(Exercise directions) Skip the pictures. Transcribe the rest of the data below without changing a word.

(Dataset excerpt)
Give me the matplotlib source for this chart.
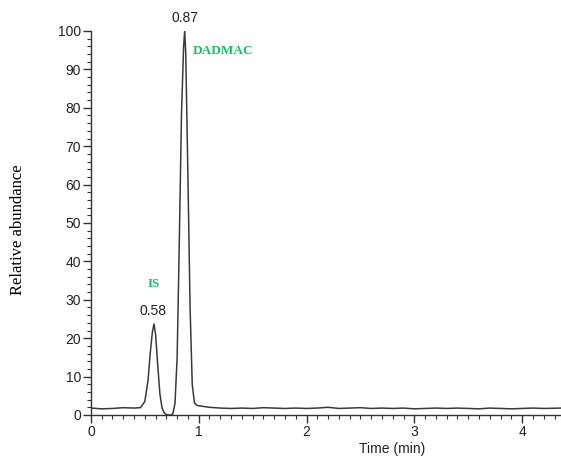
import numpy as np
import matplotlib.pyplot as plt
from matplotlib.ticker import MultipleLocator

# chromatogram trace
time_min = [0.00, 0.10, 0.20, 0.30, 0.40, 0.46, 0.50, 0.53, 0.55, 0.57, 0.585,
            0.60, 0.62, 0.64, 0.66, 0.68, 0.70, 0.72, 0.74, 0.76, 0.78, 0.80,
            0.82, 0.84, 0.86, 0.87, 0.88, 0.90, 0.92, 0.94, 0.96, 0.98, 1.00,
            1.10, 1.20, 1.30, 1.40, 1.50, 1.60, 1.70, 1.80, 1.90, 2.00, 2.10,
            2.20, 2.30, 2.40, 2.50, 2.60, 2.70, 2.80, 2.90, 3.00, 3.10, 3.20,
            3.30, 3.40, 3.50, 3.60, 3.70, 3.80, 3.90, 4.00, 4.10, 4.20, 4.36]
abundance = [1.8, 1.6, 1.7, 1.9, 1.8, 1.9, 3.5, 9.0, 16.0, 21.5, 23.7,
             21.0, 13.0, 5.5, 1.8, 0.6, 0.1, 0.0, 0.0, 0.3, 3.0, 15.0,
             45.0, 78.0, 96.0, 100.0, 94.0, 62.0, 28.0, 8.0, 3.2, 2.6, 2.4,
             2.0, 1.8, 1.7, 1.8, 1.7, 1.9, 1.8, 1.7, 1.8, 1.7, 1.8,
             2.0, 1.7, 1.8, 1.9, 1.7, 1.8, 1.7, 1.8, 1.6, 1.7, 1.8,
             1.7, 1.8, 1.7, 1.6, 1.8, 1.7, 1.6, 1.7, 1.8, 1.7, 1.8]

peak_times = [0.58, 0.87]
peak_heights = [23.7, 100.0]
peak_names = ['IS', 'DADMAC']

fig = plt.figure(figsize=(5.61, 4.59), dpi=100)
ax = fig.add_axes([0.162, 0.0959, 0.838, 0.8366])
ax.plot(time_min, abundance, color='#3a3a3a', lw=1.1)

ax.set_xlim(0, 4.36)
ax.set_ylim(0, 100)
for s in ['top', 'right']:
	ax.spines[s].set_visible(False)
for s in ['left', 'bottom']:
	ax.spines[s].set_color('#333333')
	ax.spines[s].set_linewidth(1.0)

ax.xaxis.set_major_locator(MultipleLocator(1))
ax.xaxis.set_minor_locator(MultipleLocator(0.1))
ax.yaxis.set_major_locator(MultipleLocator(10))
ax.yaxis.set_minor_locator(MultipleLocator(2))
ax.tick_params(which='major', length=6, width=1, color='#333333', labelsize=10,
               labelcolor='#222222', pad=1)
ax.tick_params(which='minor', length=3, width=0.8, color='#333333')
for lab in ax.get_xticklabels() + ax.get_yticklabels():
	lab.set_family('Liberation Sans')

ax.set_xlabel('Time (min)', family='Liberation Sans', fontsize=10, color='#222222')
ax.xaxis.set_label_coords(0.64, -0.07)
fig.text(0.032, 0.5, 'Relative abundance', rotation=90, ha='center', va='center',
         family='Liberation Serif', fontsize=12)

# retention-time labels over the peaks
for t, h in zip(peak_times, peak_heights):
	ax.text(t, h + 1.5, '%.2f' % t, ha='center', va='bottom', fontsize=10,
	        family='Liberation Sans', color='#222222', clip_on=False)

green = '#17c35e'
ax.text(peak_times[0], 34, peak_names[0], ha='center', va='center', fontsize=9.5,
        family='Liberation Serif', fontweight='bold', color=green)
ax.text(0.945, 94.8, peak_names[1], ha='left', va='center', fontsize=9.5,
        family='Liberation Serif', fontweight='bold', color=green)

fig.savefig('out.png', dpi=100)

(Completed task)
Give me the matplotlib source for this chart.
import numpy as np
import matplotlib.pyplot as plt
from matplotlib.ticker import MultipleLocator

# chromatogram trace
time_min = [0.00, 0.10, 0.20, 0.30, 0.40, 0.46, 0.50, 0.53, 0.55, 0.57, 0.585,
            0.60, 0.62, 0.64, 0.66, 0.68, 0.70, 0.72, 0.74, 0.76, 0.78, 0.80,
            0.82, 0.84, 0.86, 0.87, 0.88, 0.90, 0.92, 0.94, 0.96, 0.98, 1.00,
            1.10, 1.20, 1.30, 1.40, 1.50, 1.60, 1.70, 1.80, 1.90, 2.00, 2.10,
            2.20, 2.30, 2.40, 2.50, 2.60, 2.70, 2.80, 2.90, 3.00, 3.10, 3.20,
            3.30, 3.40, 3.50, 3.60, 3.70, 3.80, 3.90, 4.00, 4.10, 4.20, 4.36]
abundance = [1.8, 1.6, 1.7, 1.9, 1.8, 1.9, 3.5, 9.0, 16.0, 21.5, 23.7,
             21.0, 13.0, 5.5, 1.8, 0.6, 0.1, 0.0, 0.0, 0.3, 3.0, 15.0,
             45.0, 78.0, 96.0, 100.0, 94.0, 62.0, 28.0, 8.0, 3.2, 2.6, 2.4,
             2.0, 1.8, 1.7, 1.8, 1.7, 1.9, 1.8, 1.7, 1.8, 1.7, 1.8,
             2.0, 1.7, 1.8, 1.9, 1.7, 1.8, 1.7, 1.8, 1.6, 1.7, 1.8,
             1.7, 1.8, 1.7, 1.6, 1.8, 1.7, 1.6, 1.7, 1.8, 1.7, 1.8]

peak_times = [0.58, 0.87]
peak_heights = [23.7, 100.0]
peak_names = ['IS', 'DADMAC']

fig = plt.figure(figsize=(5.61, 4.59), dpi=100)
ax = fig.add_axes([0.162, 0.0959, 0.838, 0.8366])
ax.plot(time_min, abundance, color='#3a3a3a', lw=1.1)

ax.set_xlim(0, 4.36)
ax.set_ylim(0, 100)
for s in ['top', 'right']:
	ax.spines[s].set_visible(False)
for s in ['left', 'bottom']:
	ax.spines[s].set_color('#333333')
	ax.spines[s].set_linewidth(1.0)

ax.xaxis.set_major_locator(MultipleLocator(1))
ax.xaxis.set_minor_locator(MultipleLocator(0.1))
ax.yaxis.set_major_locator(MultipleLocator(10))
ax.yaxis.set_minor_locator(MultipleLocator(2))
ax.tick_params(which='major', length=6, width=1, color='#333333', labelsize=10,
               labelcolor='#222222', pad=1)
ax.tick_params(which='minor', length=3, width=0.8, color='#333333')
for lab in ax.get_xticklabels() + ax.get_yticklabels():
	lab.set_family('Liberation Sans')

ax.set_xlabel('Time (min)', family='Liberation Sans', fontsize=10, color='#222222')
ax.xaxis.set_label_coords(0.64, -0.07)
fig.text(0.032, 0.5, 'Relative abundance', rotation=90, ha='center', va='center',
         family='Liberation Serif', fontsize=12)

# retention-time labels over the peaks
for t, h in zip(peak_times, peak_heights):
	ax.text(t, h + 1.5, '%.2f' % t, ha='center', va='bottom', fontsize=10,
	        family='Liberation Sans', color='#222222', clip_on=False)

green = '#17c35e'
ax.text(peak_times[0], 34, peak_names[0], ha='center', va='center', fontsize=9.5,
        family='Liberation Serif', fontweight='bold', color=green)
ax.text(0.945, 94.8, peak_names[1], ha='left', va='center', fontsize=9.5,
        family='Liberation Serif', fontweight='bold', color=green)

fig.savefig('out.png', dpi=100)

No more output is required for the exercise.